SET TASK
Go through the listing and set it down exactly, leaving out its pictures.

╭─ DATA EXTRACT

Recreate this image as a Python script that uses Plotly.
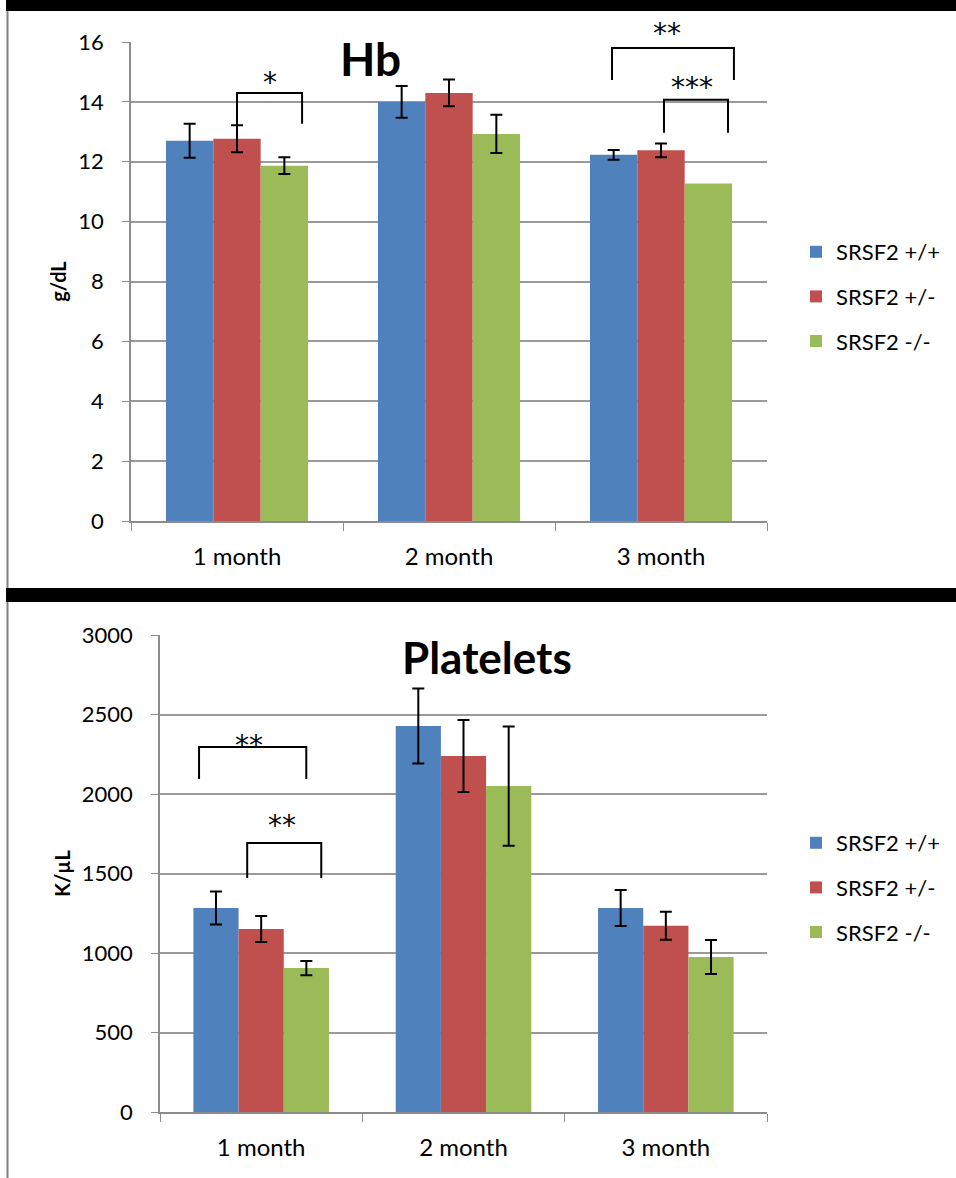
import plotly.graph_objects as go

W, H = 956, 1178

categories = ["1 month", "2 month", "3 month"]
series_names = ["SRSF2 +/+", "SRSF2 +/-", "SRSF2 -/-"]
colors = ["#4F81BD", "#C0504D", "#9BBB59"]

# Hb (g/dL)
hb_wt = [12.7, 14.0, 12.23]
hb_het = [12.77, 14.3, 12.38]
hb_ko = [11.87, 12.93, 11.27]
hb_wt_err = [0.57, 0.53, 0.16]
hb_het_err = [0.45, 0.45, 0.23]
hb_ko_err = [0.28, 0.64, None]   # no error bar drawn for 3 month

# Platelets (K/uL)
plt_wt = [1283, 2428, 1283]
plt_het = [1151, 2239, 1172]
plt_ko = [905, 2050, 975]
plt_wt_err = [104, 236, 113]
plt_het_err = [82, 226, 88]
plt_ko_err = [45, 375, 107]

hb_ticks = [0, 2, 4, 6, 8, 10, 12, 14, 16]
plt_ticks = [0, 500, 1000, 1500, 2000, 2500, 3000]
hb_range = [0, 16]
plt_range = [0, 3000]

# significance brackets: (category index, x0 offset, x1 offset, top, left leg end, right leg end, label, label x offset, label y)
hb_brackets = [
    (0, 0.0, 0.307, 14.3, 13.23, 13.27, "*", 0.156, 14.87),
    (2, -0.231, 0.344, 15.8, 14.73, 14.73, "**", 0.028, 16.53),
    (2, 0.014, 0.316, 14.07, 12.97, 12.97, "***", 0.146, 14.73),
]
plt_brackets = [
    (0, -0.307, 0.223, 2296, 2094, 2094, "**", -0.059, 2346),
    (0, -0.069, 0.297, 1692, 1472, 1472, "**", 0.104, 1843),
]

FONT = "Lato"
BARGAP = 0.33


def px_x(x):
    return x / W


def px_y(y):
    return 1 - y / H


def strip_missing(arr):
    out = list(arr)
    while out and out[-1] is None:
        out.pop()
    return out


fig = go.Figure()

panels = [
    ("x", "y", "legend", [hb_wt, hb_het, hb_ko], [hb_wt_err, hb_het_err, hb_ko_err]),
    ("x2", "y2", "legend2", [plt_wt, plt_het, plt_ko], [plt_wt_err, plt_het_err, plt_ko_err]),
]

for xa, ya, lg, vals, errs in panels:
    for i in range(3):
        fig.add_trace(go.Bar(
            x=categories, y=vals[i], name=series_names[i],
            marker=dict(color=colors[i], line=dict(width=0)),
            error_y=dict(type="data", array=strip_missing(errs[i]), visible=True,
                         color="black", thickness=2, width=6),
            xaxis=xa, yaxis=ya, legend=lg, legendgroup=lg + str(i),
        ))

shapes = []
annotations = []


def add_brackets(brs, xref, yref, yrange):
    span = yrange[1] - yrange[0]
    for ci, x0, x1, top, l0, l1, lab, lx, ly in brs:
        shapes.append(dict(type="path", xref=xref, yref=yref,
                           path=f"M {ci + x0},{l0} L {ci + x0},{top} L {ci + x1},{top} L {ci + x1},{l1}",
                           line=dict(color="black", width=2)))
        annotations.append(dict(xref=xref, yref=yref + " domain", x=ci + lx,
                                y=(ly - yrange[0]) / span, text=lab,
                                showarrow=False, yanchor="middle", xanchor="center", yshift=-7,
                                font=dict(family="DejaVu Sans", size=28, color="black")))


add_brackets(hb_brackets, "x", "y", hb_range)
add_brackets(plt_brackets, "x2", "y2", plt_range)

# titles
annotations.append(dict(xref="paper", yref="paper", x=px_x(370), y=px_y(58), text="<b>Hb</b>",
                        showarrow=False, xanchor="center", yanchor="middle",
                        font=dict(family=FONT, size=46, color="black")))
annotations.append(dict(xref="paper", yref="paper", x=px_x(487), y=px_y(657), text="<b>Platelets</b>",
                        showarrow=False, xanchor="center", yanchor="middle",
                        font=dict(family=FONT, size=44, color="black")))

# frame lines
shapes += [
    dict(type="rect", xref="paper", yref="paper", x0=px_x(6), x1=1, y0=px_y(11), y1=1,
         fillcolor="black", line=dict(width=0), layer="above"),
    dict(type="rect", xref="paper", yref="paper", x0=px_x(6), x1=1, y0=px_y(602), y1=px_y(588),
         fillcolor="black", line=dict(width=0), layer="above"),
    dict(type="line", xref="paper", yref="paper", x0=px_x(7.5), x1=px_x(7.5), y0=px_y(588), y1=px_y(11),
         line=dict(color="#808080", width=2)),
    dict(type="line", xref="paper", yref="paper", x0=px_x(7.5), x1=px_x(7.5), y0=0, y1=px_y(602),
         line=dict(color="#808080", width=2)),
]

axis_common = dict(showline=True, linecolor="#8c8c8c", linewidth=1.5, ticks="outside",
                   tickcolor="#8c8c8c", zeroline=False, automargin=False)
xfont = dict(family=FONT, size=24, color="black")
yfont = dict(family=FONT, size=22, color="black")
legfont = dict(family=FONT, size=22, color="black")

fig.update_layout(
    template="plotly_white",
    width=W, height=H, margin=dict(l=0, r=0, t=0, b=0, pad=0, autoexpand=False),
    paper_bgcolor="white", plot_bgcolor="white",
    barmode="group", bargap=BARGAP, bargroupgap=0,
    font=dict(family=FONT, color="black"),
    shapes=shapes, annotations=annotations,
    xaxis=dict(domain=[px_x(131), px_x(767)], anchor="y", tickson="boundaries", ticklen=8,
               ticklabelstandoff=13, showgrid=False, tickfont=xfont, **axis_common),
    yaxis=dict(domain=[px_y(521), px_y(42)], anchor="x", range=hb_range, tickvals=hb_ticks,
               ticklen=7, ticklabelstandoff=14, showgrid=True, gridcolor="#9a9a9a", gridwidth=1.5,
               tickfont=yfont,
               title=dict(text="<b>g/dL</b>", font=dict(family=FONT, size=20), standoff=6),
               **axis_common),
    xaxis2=dict(domain=[px_x(160), px_x(767)], anchor="y2", tickson="boundaries", ticklen=8,
                ticklabelstandoff=13, showgrid=False, tickfont=xfont, **axis_common),
    yaxis2=dict(domain=[px_y(1112), px_y(635)], anchor="x2", range=plt_range, tickvals=plt_ticks,
                ticklen=7, ticklabelstandoff=14, showgrid=True, gridcolor="#9a9a9a", gridwidth=1.5,
                tickfont=yfont,
                title=dict(text="<b>K/µL</b>", font=dict(family=FONT, size=20), standoff=6),
                **axis_common),
    legend=dict(x=px_x(796), y=px_y(231), xanchor="left", yanchor="top",
                font=legfont, tracegroupgap=13, bgcolor="rgba(0,0,0,0)"),
    legend2=dict(x=px_x(796), y=px_y(822), xanchor="left", yanchor="top",
                 font=legfont, tracegroupgap=13, bgcolor="rgba(0,0,0,0)"),
)

fig.write_html("out.html")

╰─

PROBLEM SOLUTION
Recreate this image as a Python script that uses Plotly.
import plotly.graph_objects as go

W, H = 956, 1178

categories = ["1 month", "2 month", "3 month"]
series_names = ["SRSF2 +/+", "SRSF2 +/-", "SRSF2 -/-"]
colors = ["#4F81BD", "#C0504D", "#9BBB59"]

# Hb (g/dL)
hb_wt = [12.7, 14.0, 12.23]
hb_het = [12.77, 14.3, 12.38]
hb_ko = [11.87, 12.93, 11.27]
hb_wt_err = [0.57, 0.53, 0.16]
hb_het_err = [0.45, 0.45, 0.23]
hb_ko_err = [0.28, 0.64, None]   # no error bar drawn for 3 month

# Platelets (K/uL)
plt_wt = [1283, 2428, 1283]
plt_het = [1151, 2239, 1172]
plt_ko = [905, 2050, 975]
plt_wt_err = [104, 236, 113]
plt_het_err = [82, 226, 88]
plt_ko_err = [45, 375, 107]

hb_ticks = [0, 2, 4, 6, 8, 10, 12, 14, 16]
plt_ticks = [0, 500, 1000, 1500, 2000, 2500, 3000]
hb_range = [0, 16]
plt_range = [0, 3000]

# significance brackets: (category index, x0 offset, x1 offset, top, left leg end, right leg end, label, label x offset, label y)
hb_brackets = [
    (0, 0.0, 0.307, 14.3, 13.23, 13.27, "*", 0.156, 14.87),
    (2, -0.231, 0.344, 15.8, 14.73, 14.73, "**", 0.028, 16.53),
    (2, 0.014, 0.316, 14.07, 12.97, 12.97, "***", 0.146, 14.73),
]
plt_brackets = [
    (0, -0.307, 0.223, 2296, 2094, 2094, "**", -0.059, 2346),
    (0, -0.069, 0.297, 1692, 1472, 1472, "**", 0.104, 1843),
]

FONT = "Lato"
BARGAP = 0.33


def px_x(x):
    return x / W


def px_y(y):
    return 1 - y / H


def strip_missing(arr):
    out = list(arr)
    while out and out[-1] is None:
        out.pop()
    return out


fig = go.Figure()

panels = [
    ("x", "y", "legend", [hb_wt, hb_het, hb_ko], [hb_wt_err, hb_het_err, hb_ko_err]),
    ("x2", "y2", "legend2", [plt_wt, plt_het, plt_ko], [plt_wt_err, plt_het_err, plt_ko_err]),
]

for xa, ya, lg, vals, errs in panels:
    for i in range(3):
        fig.add_trace(go.Bar(
            x=categories, y=vals[i], name=series_names[i],
            marker=dict(color=colors[i], line=dict(width=0)),
            error_y=dict(type="data", array=strip_missing(errs[i]), visible=True,
                         color="black", thickness=2, width=6),
            xaxis=xa, yaxis=ya, legend=lg, legendgroup=lg + str(i),
        ))

shapes = []
annotations = []


def add_brackets(brs, xref, yref, yrange):
    span = yrange[1] - yrange[0]
    for ci, x0, x1, top, l0, l1, lab, lx, ly in brs:
        shapes.append(dict(type="path", xref=xref, yref=yref,
                           path=f"M {ci + x0},{l0} L {ci + x0},{top} L {ci + x1},{top} L {ci + x1},{l1}",
                           line=dict(color="black", width=2)))
        annotations.append(dict(xref=xref, yref=yref + " domain", x=ci + lx,
                                y=(ly - yrange[0]) / span, text=lab,
                                showarrow=False, yanchor="middle", xanchor="center", yshift=-7,
                                font=dict(family="DejaVu Sans", size=28, color="black")))


add_brackets(hb_brackets, "x", "y", hb_range)
add_brackets(plt_brackets, "x2", "y2", plt_range)

# titles
annotations.append(dict(xref="paper", yref="paper", x=px_x(370), y=px_y(58), text="<b>Hb</b>",
                        showarrow=False, xanchor="center", yanchor="middle",
                        font=dict(family=FONT, size=46, color="black")))
annotations.append(dict(xref="paper", yref="paper", x=px_x(487), y=px_y(657), text="<b>Platelets</b>",
                        showarrow=False, xanchor="center", yanchor="middle",
                        font=dict(family=FONT, size=44, color="black")))

# frame lines
shapes += [
    dict(type="rect", xref="paper", yref="paper", x0=px_x(6), x1=1, y0=px_y(11), y1=1,
         fillcolor="black", line=dict(width=0), layer="above"),
    dict(type="rect", xref="paper", yref="paper", x0=px_x(6), x1=1, y0=px_y(602), y1=px_y(588),
         fillcolor="black", line=dict(width=0), layer="above"),
    dict(type="line", xref="paper", yref="paper", x0=px_x(7.5), x1=px_x(7.5), y0=px_y(588), y1=px_y(11),
         line=dict(color="#808080", width=2)),
    dict(type="line", xref="paper", yref="paper", x0=px_x(7.5), x1=px_x(7.5), y0=0, y1=px_y(602),
         line=dict(color="#808080", width=2)),
]

axis_common = dict(showline=True, linecolor="#8c8c8c", linewidth=1.5, ticks="outside",
                   tickcolor="#8c8c8c", zeroline=False, automargin=False)
xfont = dict(family=FONT, size=24, color="black")
yfont = dict(family=FONT, size=22, color="black")
legfont = dict(family=FONT, size=22, color="black")

fig.update_layout(
    template="plotly_white",
    width=W, height=H, margin=dict(l=0, r=0, t=0, b=0, pad=0, autoexpand=False),
    paper_bgcolor="white", plot_bgcolor="white",
    barmode="group", bargap=BARGAP, bargroupgap=0,
    font=dict(family=FONT, color="black"),
    shapes=shapes, annotations=annotations,
    xaxis=dict(domain=[px_x(131), px_x(767)], anchor="y", tickson="boundaries", ticklen=8,
               ticklabelstandoff=13, showgrid=False, tickfont=xfont, **axis_common),
    yaxis=dict(domain=[px_y(521), px_y(42)], anchor="x", range=hb_range, tickvals=hb_ticks,
               ticklen=7, ticklabelstandoff=14, showgrid=True, gridcolor="#9a9a9a", gridwidth=1.5,
               tickfont=yfont,
               title=dict(text="<b>g/dL</b>", font=dict(family=FONT, size=20), standoff=6),
               **axis_common),
    xaxis2=dict(domain=[px_x(160), px_x(767)], anchor="y2", tickson="boundaries", ticklen=8,
                ticklabelstandoff=13, showgrid=False, tickfont=xfont, **axis_common),
    yaxis2=dict(domain=[px_y(1112), px_y(635)], anchor="x2", range=plt_range, tickvals=plt_ticks,
                ticklen=7, ticklabelstandoff=14, showgrid=True, gridcolor="#9a9a9a", gridwidth=1.5,
                tickfont=yfont,
                title=dict(text="<b>K/µL</b>", font=dict(family=FONT, size=20), standoff=6),
                **axis_common),
    legend=dict(x=px_x(796), y=px_y(231), xanchor="left", yanchor="top",
                font=legfont, tracegroupgap=13, bgcolor="rgba(0,0,0,0)"),
    legend2=dict(x=px_x(796), y=px_y(822), xanchor="left", yanchor="top",
                 font=legfont, tracegroupgap=13, bgcolor="rgba(0,0,0,0)"),
)

fig.write_html("out.html")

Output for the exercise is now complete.